Dahulu orang-orang Quraisy kekuarangan biaya untuk membangun Ka’bah
sesuai pondasi yang diletakkan Nabi Ibrahim secara sempurna, kemudian
mereka membuat batas sesuai pondasi Nabi Ibrahim. Dikatakan, bahwa
karena itulah disebut Hijir. Nabi menjelaskan ukuran Hijir. Dari Aisyah
r.a, Rasulullah SAW bersabda, “Sesungguhnya kaummu kurang dalam
membangun Ka’bah. Andai bukan karena orang-orang baru saja meninggalkan
kesyirikan, aku akan merenovasi (Ka’bah) apa yang dahulu mereka tidak
lakukan. Jika telah nampak bagi kaummu setelahku mereka membangunnya,
maka ikutilah aku untuk aku tunjukkan apa yang mereka tinggalkan
darinya. “Aisyah r.a berkata, “Aku melihatnya tujuh hasta”. (H.R.
Muslim). Oleh karena itu, siapa yang Shalat di Hijir, maka ia berarti
Shalat di dalam Ka’bah.
Multazam
Dengan mendhammahkan huruf mim dan memfathahkan huruf az-zay. Ia
terletak antara pintu Ka’bah dan Hajar Aswad. Sebagaimana yang
dijelaskan oleh Ibnu Abbas r.a, “Ini Multazam antara Rukun (Hajar Aswad
dan pintu (Ka’bah)”. (H.R. Abdurrazak). Dikenal juga dengan nama al
mud’a (tempat untuk berdoa) dan al muta’awwadz (tempat meminta
perlindungan).

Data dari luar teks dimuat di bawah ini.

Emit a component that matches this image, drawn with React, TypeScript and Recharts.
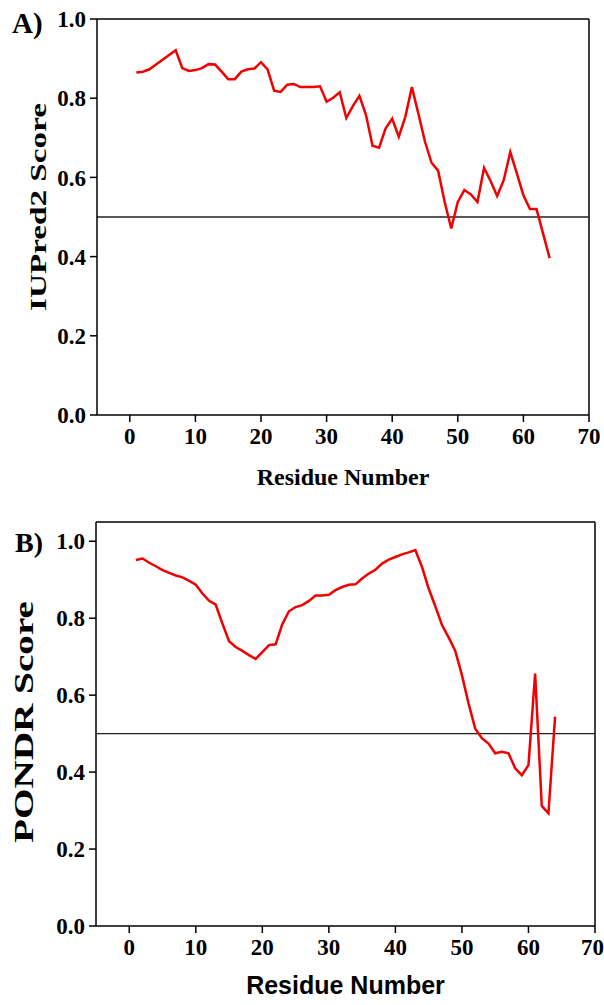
import React from "react";
import { LineChart, Line, XAxis, YAxis, ReferenceLine, Label } from "recharts";

// residue positions 1..64
const residues = [
  1, 2, 3, 4, 5, 6, 7, 8, 9, 10, 11, 12, 13, 14, 15, 16, 17, 18, 19, 20, 21, 22, 23, 24, 25, 26, 27, 28, 29, 30, 31, 32,
  33, 34, 35, 36, 37, 38, 39, 40, 41, 42, 43, 44, 45, 46, 47, 48, 49, 50, 51, 52, 53, 54, 55, 56, 57, 58, 59, 60, 61, 62, 63, 64,
];

const iupredScores = [
  0.865, 0.867, 0.873, 0.885, 0.897, 0.909, 0.921, 0.876, 0.869, 0.871, 0.876, 0.886, 0.885, 0.867, 0.848, 0.848,
  0.867, 0.873, 0.875, 0.891, 0.873, 0.819, 0.816, 0.834, 0.836, 0.828, 0.828, 0.828, 0.83, 0.791, 0.801, 0.815,
  0.75, 0.78, 0.806, 0.758, 0.68, 0.675, 0.724, 0.748, 0.703, 0.753, 0.828, 0.76, 0.69, 0.637, 0.617, 0.538,
  0.471, 0.538, 0.568, 0.557, 0.538, 0.624, 0.591, 0.553, 0.593, 0.664, 0.61, 0.555, 0.52, 0.52, 0.458, 0.396,
];

const pondrScores = [
  0.951, 0.955, 0.944, 0.935, 0.925, 0.918, 0.911, 0.906, 0.897, 0.887, 0.864, 0.845, 0.835, 0.786, 0.74, 0.725,
  0.715, 0.704, 0.694, 0.712, 0.73, 0.732, 0.784, 0.818, 0.829, 0.834, 0.845, 0.859, 0.859, 0.861, 0.873, 0.881,
  0.887, 0.888, 0.903, 0.916, 0.926, 0.942, 0.952, 0.959, 0.966, 0.971, 0.977, 0.933, 0.877, 0.831, 0.782, 0.75,
  0.715, 0.652, 0.578, 0.513, 0.488, 0.474, 0.449, 0.453, 0.449, 0.41, 0.392, 0.418, 0.656, 0.312, 0.293, 0.544,
];

const xTicks = [0, 10, 20, 30, 40, 50, 60, 70];
const yTicks = [0, 0.2, 0.4, 0.6, 0.8, 1.0];
const threshold = 0.5;

const serif = "'Liberation Serif', 'Times New Roman', serif";
const sans = "'Liberation Sans', Arial, sans-serif";
const RED = "#f00000";

const tickStyle = { fontFamily: serif, fontWeight: 700, fontSize: 23, fill: "#000" };

interface PanelProps {
  tag: string;
  tagX: number;
  tagY: number;
  tagSize: number;
  scores: number[];
  yTitle: string;
  yTitleX: number;
  yTitleShift: number;
  yTitleSize: number;
  yTitleLen: number;
  xTitleFont: string;
  xTitleSize: number;
  xTitleY: number;
  height: number;
  top: number;
  yAxisWidth: number;
  rightMargin: number;
  xAxisHeight: number;
  yMax: number;
}

function Panel(p: PanelProps) {
  const data = residues.map((r, i) => ({ residue: r, score: p.scores[i] }));

  return (
    <LineChart
      width={604}
      height={p.height}
      data={data}
      margin={{ top: p.top, right: p.rightMargin, bottom: 0, left: 0 }}
    >
      <XAxis
        dataKey="residue"
        type="number"
        domain={[-5, 70]}
        ticks={xTicks}
        height={p.xAxisHeight}
        tick={tickStyle}
        tickSize={7}
        tickMargin={6}
        axisLine={{ stroke: "#000", strokeWidth: 1.5 }}
        tickLine={{ stroke: "#000", strokeWidth: 1.5 }}
        allowDataOverflow
      >
        <Label
          content={(props: any) => {
            const vb = props.viewBox || {};
            return (
              <text
                x={vb.x + vb.width / 2}
                y={p.xTitleY}
                textAnchor="middle"
                fontFamily={p.xTitleFont}
                fontWeight={700}
                fontSize={p.xTitleSize}
                fill="#000"
              >
                Residue Number
              </text>
            );
          }}
        />
      </XAxis>
      <YAxis
        type="number"
        domain={[0, p.yMax]}
        ticks={yTicks}
        width={p.yAxisWidth}
        tick={tickStyle}
        tickFormatter={(v: number) => v.toFixed(1)}
        tickSize={7}
        tickMargin={4}
        axisLine={{ stroke: "#000", strokeWidth: 1.5 }}
        tickLine={{ stroke: "#000", strokeWidth: 1.5 }}
        allowDataOverflow
      >
        <Label
          content={(props: any) => {
            const vb = props.viewBox || {};
            const cy = vb.y + vb.height / 2 + p.yTitleShift;
            return (
              <g>
                <text
                  x={p.yTitleX}
                  y={cy}
                  transform={`rotate(-90 ${p.yTitleX} ${cy})`}
                  textAnchor="middle"
                  fontFamily={serif}
                  fontWeight={700}
                  fontSize={p.yTitleSize}
                  textLength={p.yTitleLen}
                  lengthAdjust="spacingAndGlyphs"
                  fill="#000"
                >
                  {p.yTitle}
                </text>
                <text
                  x={p.tagX}
                  y={p.tagY}
                  fontFamily={serif}
                  fontWeight={700}
                  fontSize={p.tagSize}
                  fill="#000"
                >
                  {p.tag}
                </text>
              </g>
            );
          }}
        />
      </YAxis>
      {/* frame: top and right edges */}
      <ReferenceLine y={p.yMax} stroke="#000" strokeWidth={1.5} />
      <ReferenceLine x={70} stroke="#000" strokeWidth={1.5} />
      <ReferenceLine y={threshold} stroke="#222" strokeWidth={1.3} />
      <Line
        type="linear"
        dataKey="score"
        stroke={RED}
        strokeWidth={2.5}
        dot={false}
        isAnimationActive={false}
      />
    </LineChart>
  );
}

export default function App() {
  return (
    <div style={{ position: "absolute", left: 0, top: 0, width: 604, height: 1005, background: "#fff" }}>
      <div style={{ position: "absolute", left: 0, top: 0 }}>
        <Panel
          tag="A)"
          tagX={12}
          tagY={33}
          tagSize={29}
          scores={iupredScores}
          yTitle="IUPred2 Score"
          yTitleX={46}
          yTitleShift={-10}
          yTitleSize={24}
          yTitleLen={208}
          xTitleFont={serif}
          xTitleSize={24}
          xTitleY={485}
          height={490}
          top={19}
          yAxisWidth={97}
          rightMargin={15}
          xAxisHeight={75}
          yMax={1.0}
        />
      </div>
      <div style={{ position: "absolute", left: 0, top: 490 }}>
        <Panel
          tag="B)"
          tagX={15}
          tagY={62}
          tagSize={28}
          scores={pondrScores}
          yTitle="PONDR Score"
          yTitleX={33}
          yTitleShift={-2}
          yTitleSize={27}
          yTitleLen={242}
          xTitleFont={sans}
          xTitleSize={25}
          xTitleY={504}
          height={515}
          top={32}
          yAxisWidth={96}
          rightMargin={9}
          xAxisHeight={79}
          yMax={1.05}
        />
      </div>
    </div>
  );
}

Imam Nawawi Rahimahullah mengatakan, “Diriwayatkan bahwa
Rasulullah SAW berta’wudz di antara Rukun (hajar aswad) dan pintu.
Beliau menempelkan dada, wajah, lengan dan kedua tangannya serta membuka
keduanya dengan lebar. Hadits ini diriwayatkan dengan dua jalur yang
dhaif (lemah). Diantara yang diriwayatkan melakukan itu juga adalah Ibnu
Abbas r.a.
Maqam Ibrahim
Ia adalah tempat yang Nabi Ibrahim as pernah berdiri di atasnya, ketika
membangun Ka’bah dan beliau merasa berat untuk mengambil batu. Maka
beliau berdiri di sana dan membangun, sementara Ismail as mengambilkan
batunya. Disini pulalah tempat beliau melakukan panggilan dan adzan
untuk Haji. (Baca Kisah : Asal Usul Nabi Ibrahim AS)
Air Zamzam
Ia adalah sumur yang diberkahi yang sangat terkenal di Masjidil Haram,
sebelah timur Hajar Aswad dan sebelah barat Maqam Ibrahim. Kisah
keluarnya air dari tempat ini sudah begitu terkenal dan
keutamaan-keutamaannya telah diketahui. Allah mengistimewakan air ini
dengan keistimewaan-keistimewaan yang membedakannya dari seluruh air
yang lain.
Shafa dan Marwah
Keduanya adalah bukit di Mekkah. Terletak di timur Ka’bah, didatangi
sebagai tempat untuk melakukan Sa’I antara keduanya dalam pelaksanaan
Haji dan Umrah yang merupakan salah satu dari rukun-rukunnya.